[Recorded data]
......
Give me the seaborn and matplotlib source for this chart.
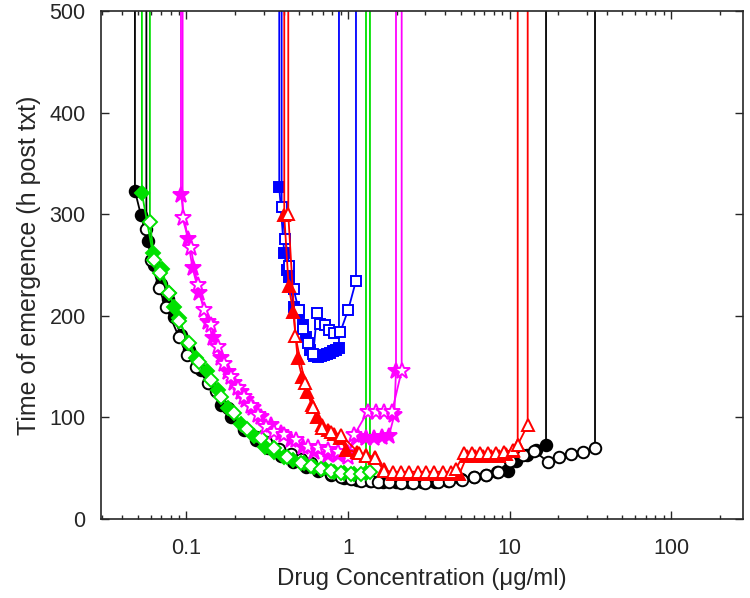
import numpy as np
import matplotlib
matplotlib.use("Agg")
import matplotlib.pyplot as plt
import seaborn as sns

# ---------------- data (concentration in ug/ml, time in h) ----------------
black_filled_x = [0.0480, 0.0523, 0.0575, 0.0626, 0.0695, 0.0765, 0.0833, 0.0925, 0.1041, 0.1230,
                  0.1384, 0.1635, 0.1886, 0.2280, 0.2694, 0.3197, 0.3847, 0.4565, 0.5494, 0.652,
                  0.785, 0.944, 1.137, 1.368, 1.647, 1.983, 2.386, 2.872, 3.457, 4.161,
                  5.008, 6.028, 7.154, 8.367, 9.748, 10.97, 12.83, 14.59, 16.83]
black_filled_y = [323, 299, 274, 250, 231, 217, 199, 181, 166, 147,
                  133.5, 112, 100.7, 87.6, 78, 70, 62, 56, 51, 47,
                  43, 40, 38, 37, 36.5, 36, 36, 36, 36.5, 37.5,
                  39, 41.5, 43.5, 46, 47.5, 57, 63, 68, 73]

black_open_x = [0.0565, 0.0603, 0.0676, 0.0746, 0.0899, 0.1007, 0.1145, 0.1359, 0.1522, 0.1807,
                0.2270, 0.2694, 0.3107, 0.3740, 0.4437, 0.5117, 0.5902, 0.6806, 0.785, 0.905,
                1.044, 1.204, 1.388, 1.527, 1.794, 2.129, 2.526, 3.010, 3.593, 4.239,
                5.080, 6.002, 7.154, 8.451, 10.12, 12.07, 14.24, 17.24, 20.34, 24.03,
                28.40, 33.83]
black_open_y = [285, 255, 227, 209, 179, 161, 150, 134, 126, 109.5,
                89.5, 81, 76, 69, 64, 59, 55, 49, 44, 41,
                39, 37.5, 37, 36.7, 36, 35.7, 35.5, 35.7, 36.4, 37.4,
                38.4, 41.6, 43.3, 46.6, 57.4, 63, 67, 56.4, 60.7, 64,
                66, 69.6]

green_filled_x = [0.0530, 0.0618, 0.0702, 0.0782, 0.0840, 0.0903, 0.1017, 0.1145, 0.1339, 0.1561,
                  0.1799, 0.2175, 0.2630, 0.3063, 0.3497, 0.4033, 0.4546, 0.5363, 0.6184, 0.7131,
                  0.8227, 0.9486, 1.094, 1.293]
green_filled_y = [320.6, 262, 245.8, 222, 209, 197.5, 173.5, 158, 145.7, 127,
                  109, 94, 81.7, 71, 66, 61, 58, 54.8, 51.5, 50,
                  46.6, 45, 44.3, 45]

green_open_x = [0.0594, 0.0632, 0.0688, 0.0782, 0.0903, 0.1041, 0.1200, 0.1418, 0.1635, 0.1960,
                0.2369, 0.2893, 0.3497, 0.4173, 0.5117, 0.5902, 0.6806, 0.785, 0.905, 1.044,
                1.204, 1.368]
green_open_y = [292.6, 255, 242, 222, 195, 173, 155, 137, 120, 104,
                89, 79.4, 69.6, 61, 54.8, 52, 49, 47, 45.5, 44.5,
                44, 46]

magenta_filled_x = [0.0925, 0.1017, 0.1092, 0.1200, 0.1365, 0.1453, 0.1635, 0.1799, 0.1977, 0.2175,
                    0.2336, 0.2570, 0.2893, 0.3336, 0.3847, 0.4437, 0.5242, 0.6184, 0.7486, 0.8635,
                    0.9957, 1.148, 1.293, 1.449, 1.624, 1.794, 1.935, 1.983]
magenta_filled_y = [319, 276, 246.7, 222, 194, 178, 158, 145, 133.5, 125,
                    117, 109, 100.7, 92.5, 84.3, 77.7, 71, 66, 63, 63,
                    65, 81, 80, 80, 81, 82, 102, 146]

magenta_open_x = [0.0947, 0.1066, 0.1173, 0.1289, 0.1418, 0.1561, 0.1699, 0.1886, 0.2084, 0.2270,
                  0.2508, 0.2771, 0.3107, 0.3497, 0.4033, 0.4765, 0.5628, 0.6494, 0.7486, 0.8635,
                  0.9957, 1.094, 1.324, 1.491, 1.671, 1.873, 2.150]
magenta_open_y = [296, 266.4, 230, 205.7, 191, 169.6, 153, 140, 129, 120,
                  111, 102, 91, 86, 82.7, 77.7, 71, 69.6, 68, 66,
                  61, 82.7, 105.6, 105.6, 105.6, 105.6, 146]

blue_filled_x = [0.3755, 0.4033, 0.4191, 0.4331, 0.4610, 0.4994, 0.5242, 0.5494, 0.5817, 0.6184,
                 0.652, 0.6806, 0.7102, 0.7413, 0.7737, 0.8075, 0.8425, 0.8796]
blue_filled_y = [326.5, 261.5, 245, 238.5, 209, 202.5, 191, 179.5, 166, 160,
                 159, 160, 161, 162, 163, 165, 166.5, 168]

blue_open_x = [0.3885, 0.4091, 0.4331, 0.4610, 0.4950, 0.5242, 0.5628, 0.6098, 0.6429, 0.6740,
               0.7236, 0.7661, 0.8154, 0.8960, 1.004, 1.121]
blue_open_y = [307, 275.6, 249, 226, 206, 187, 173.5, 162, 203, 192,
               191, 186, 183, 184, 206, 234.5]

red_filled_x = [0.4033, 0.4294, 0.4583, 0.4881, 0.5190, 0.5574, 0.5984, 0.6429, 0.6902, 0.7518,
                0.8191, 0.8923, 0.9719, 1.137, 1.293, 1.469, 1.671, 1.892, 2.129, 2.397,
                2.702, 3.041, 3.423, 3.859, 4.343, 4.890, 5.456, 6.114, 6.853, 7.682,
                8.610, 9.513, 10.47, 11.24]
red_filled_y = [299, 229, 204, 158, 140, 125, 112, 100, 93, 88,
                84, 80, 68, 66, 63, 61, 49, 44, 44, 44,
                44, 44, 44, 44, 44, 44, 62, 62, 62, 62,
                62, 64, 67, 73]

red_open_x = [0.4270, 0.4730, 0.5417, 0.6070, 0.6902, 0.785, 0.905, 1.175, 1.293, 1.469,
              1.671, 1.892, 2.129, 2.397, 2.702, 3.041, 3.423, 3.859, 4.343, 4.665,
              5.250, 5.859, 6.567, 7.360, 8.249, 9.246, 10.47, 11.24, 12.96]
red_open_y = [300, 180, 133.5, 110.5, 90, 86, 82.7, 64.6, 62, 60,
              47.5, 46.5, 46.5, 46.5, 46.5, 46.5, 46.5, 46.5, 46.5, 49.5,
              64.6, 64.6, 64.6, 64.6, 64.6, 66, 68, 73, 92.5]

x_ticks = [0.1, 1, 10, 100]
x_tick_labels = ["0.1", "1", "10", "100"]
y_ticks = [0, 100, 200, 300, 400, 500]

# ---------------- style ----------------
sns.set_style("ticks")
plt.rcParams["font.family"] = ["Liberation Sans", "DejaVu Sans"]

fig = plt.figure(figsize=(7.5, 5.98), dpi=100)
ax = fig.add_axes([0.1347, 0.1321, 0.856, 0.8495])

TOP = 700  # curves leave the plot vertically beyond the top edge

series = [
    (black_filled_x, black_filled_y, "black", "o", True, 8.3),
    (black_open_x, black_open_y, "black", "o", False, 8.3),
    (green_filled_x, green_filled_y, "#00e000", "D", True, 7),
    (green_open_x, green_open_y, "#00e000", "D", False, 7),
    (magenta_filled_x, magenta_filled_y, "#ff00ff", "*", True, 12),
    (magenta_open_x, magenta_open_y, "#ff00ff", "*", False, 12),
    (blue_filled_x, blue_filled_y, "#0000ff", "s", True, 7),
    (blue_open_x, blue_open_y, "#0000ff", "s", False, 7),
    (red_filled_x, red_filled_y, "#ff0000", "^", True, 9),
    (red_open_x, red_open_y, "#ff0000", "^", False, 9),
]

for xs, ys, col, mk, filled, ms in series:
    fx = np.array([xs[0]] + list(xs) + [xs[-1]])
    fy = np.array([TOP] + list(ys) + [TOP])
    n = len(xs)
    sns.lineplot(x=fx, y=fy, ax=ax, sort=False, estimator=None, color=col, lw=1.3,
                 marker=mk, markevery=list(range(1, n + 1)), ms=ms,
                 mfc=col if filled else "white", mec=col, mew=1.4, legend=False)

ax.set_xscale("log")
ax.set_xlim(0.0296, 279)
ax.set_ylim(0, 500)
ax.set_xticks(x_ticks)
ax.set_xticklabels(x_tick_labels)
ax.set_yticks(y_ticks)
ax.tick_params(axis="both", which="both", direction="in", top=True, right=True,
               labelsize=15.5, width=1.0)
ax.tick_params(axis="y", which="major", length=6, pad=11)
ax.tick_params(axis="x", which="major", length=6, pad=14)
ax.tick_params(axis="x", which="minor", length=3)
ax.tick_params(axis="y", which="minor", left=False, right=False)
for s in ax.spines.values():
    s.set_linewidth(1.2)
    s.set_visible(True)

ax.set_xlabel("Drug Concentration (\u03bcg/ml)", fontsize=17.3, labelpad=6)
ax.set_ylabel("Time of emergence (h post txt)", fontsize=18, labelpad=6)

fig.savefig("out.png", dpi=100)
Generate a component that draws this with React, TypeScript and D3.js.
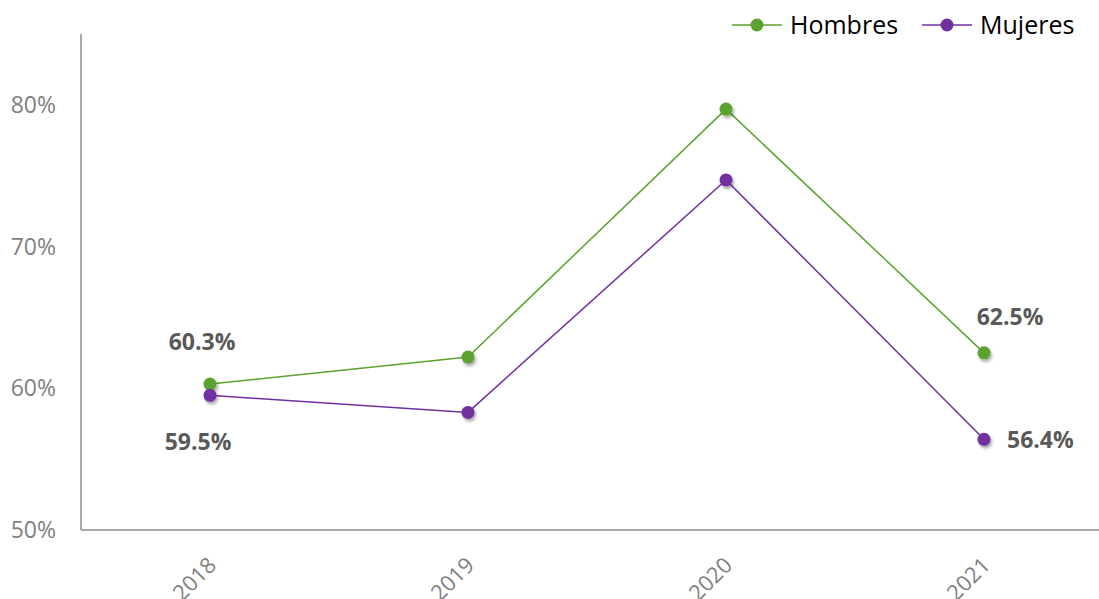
......
INSTRUCTION ▸
Pictures stay out. Print the data exactly, from its first line through the line containing "39, 41.5, 43.5, 46, 47.5, 57, 63, 68, 73]".

OUTPUT FOR THIS EXERCISE ▸
Give me the seaborn and matplotlib source for this chart.
import numpy as np
import matplotlib
matplotlib.use("Agg")
import matplotlib.pyplot as plt
import seaborn as sns

# ---------------- data (concentration in ug/ml, time in h) ----------------
black_filled_x = [0.0480, 0.0523, 0.0575, 0.0626, 0.0695, 0.0765, 0.0833, 0.0925, 0.1041, 0.1230,
                  0.1384, 0.1635, 0.1886, 0.2280, 0.2694, 0.3197, 0.3847, 0.4565, 0.5494, 0.652,
                  0.785, 0.944, 1.137, 1.368, 1.647, 1.983, 2.386, 2.872, 3.457, 4.161,
                  5.008, 6.028, 7.154, 8.367, 9.748, 10.97, 12.83, 14.59, 16.83]
black_filled_y = [323, 299, 274, 250, 231, 217, 199, 181, 166, 147,
                  133.5, 112, 100.7, 87.6, 78, 70, 62, 56, 51, 47,
                  43, 40, 38, 37, 36.5, 36, 36, 36, 36.5, 37.5,
                  39, 41.5, 43.5, 46, 47.5, 57, 63, 68, 73]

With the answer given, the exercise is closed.